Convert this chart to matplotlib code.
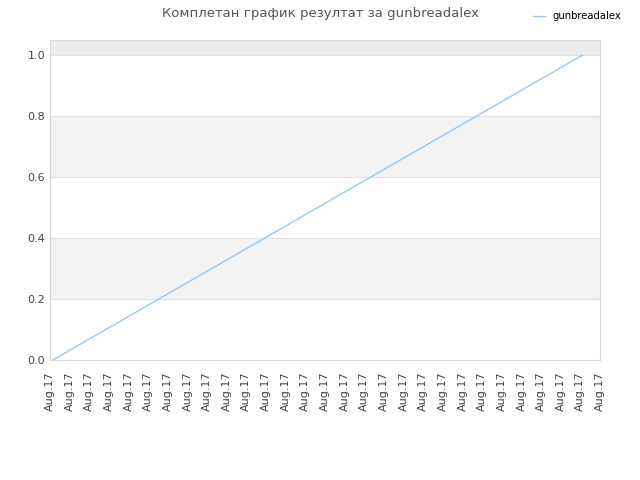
import matplotlib
matplotlib.use("Agg")
import matplotlib.pyplot as plt

# data: progress of the player, x in tick units (one tick per interval)
x_vals = [0.15, 27.1]
y_vals = [0.0, 1.0]
tick_pos = list(range(29))
tick_labels = ["Aug.17"] * 29
bands = [(0.2, 0.4, "#f2f2f2"), (0.6, 0.8, "#f2f2f2"), (1.0, 1.05, "#ebebeb")]

fig = plt.figure(figsize=(6.4, 4.8), dpi=100)
ax = fig.add_axes([0.078, 0.25, 0.8595, 0.6667])

for lo, hi, c in bands:
    ax.axhspan(lo, hi, color=c, lw=0, zorder=0)
for yv in [0.2, 0.4, 0.6, 0.8, 1.0]:
    ax.axhline(yv, color="#e2e2e2", lw=0.8, zorder=1)

ax.plot(x_vals, y_vals, color="#99c9f5", lw=1, label="gunbreadalex", zorder=3)

ax.set_xlim(0, 28)
ax.set_ylim(0, 1.05)
ax.set_yticks([0.0, 0.2, 0.4, 0.6, 0.8, 1.0])
ax.set_xticks(tick_pos)
ax.set_xticklabels(tick_labels, rotation=90)
ax.tick_params(axis="both", length=0, labelsize=8, labelcolor="#444444")
ax.tick_params(axis="x", pad=8)
for s in ax.spines.values():
    s.set_color("#d8d8d8")

fig.suptitle("Комплетан график резултат за gunbreadalex", x=0.5, y=0.985,
             fontsize=9.5, color="#555555")
fig.legend(loc="upper right", bbox_to_anchor=(0.985, 0.995), frameon=False,
           fontsize=7.2, handlelength=1.2)

fig.savefig("out.png", dpi=100)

━━━━━━

Repeat the material above in full and exactly, apart from the pictures.

Response to this task =
Convert this chart to matplotlib code.
import matplotlib
matplotlib.use("Agg")
import matplotlib.pyplot as plt

# data: progress of the player, x in tick units (one tick per interval)
x_vals = [0.15, 27.1]
y_vals = [0.0, 1.0]
tick_pos = list(range(29))
tick_labels = ["Aug.17"] * 29
bands = [(0.2, 0.4, "#f2f2f2"), (0.6, 0.8, "#f2f2f2"), (1.0, 1.05, "#ebebeb")]

fig = plt.figure(figsize=(6.4, 4.8), dpi=100)
ax = fig.add_axes([0.078, 0.25, 0.8595, 0.6667])

for lo, hi, c in bands:
    ax.axhspan(lo, hi, color=c, lw=0, zorder=0)
for yv in [0.2, 0.4, 0.6, 0.8, 1.0]:
    ax.axhline(yv, color="#e2e2e2", lw=0.8, zorder=1)

ax.plot(x_vals, y_vals, color="#99c9f5", lw=1, label="gunbreadalex", zorder=3)

ax.set_xlim(0, 28)
ax.set_ylim(0, 1.05)
ax.set_yticks([0.0, 0.2, 0.4, 0.6, 0.8, 1.0])
ax.set_xticks(tick_pos)
ax.set_xticklabels(tick_labels, rotation=90)
ax.tick_params(axis="both", length=0, labelsize=8, labelcolor="#444444")
ax.tick_params(axis="x", pad=8)
for s in ax.spines.values():
    s.set_color("#d8d8d8")

fig.suptitle("Комплетан график резултат за gunbreadalex", x=0.5, y=0.985,
             fontsize=9.5, color="#555555")
fig.legend(loc="upper right", bbox_to_anchor=(0.985, 0.995), frameon=False,
           fontsize=7.2, handlelength=1.2)

fig.savefig("out.png", dpi=100)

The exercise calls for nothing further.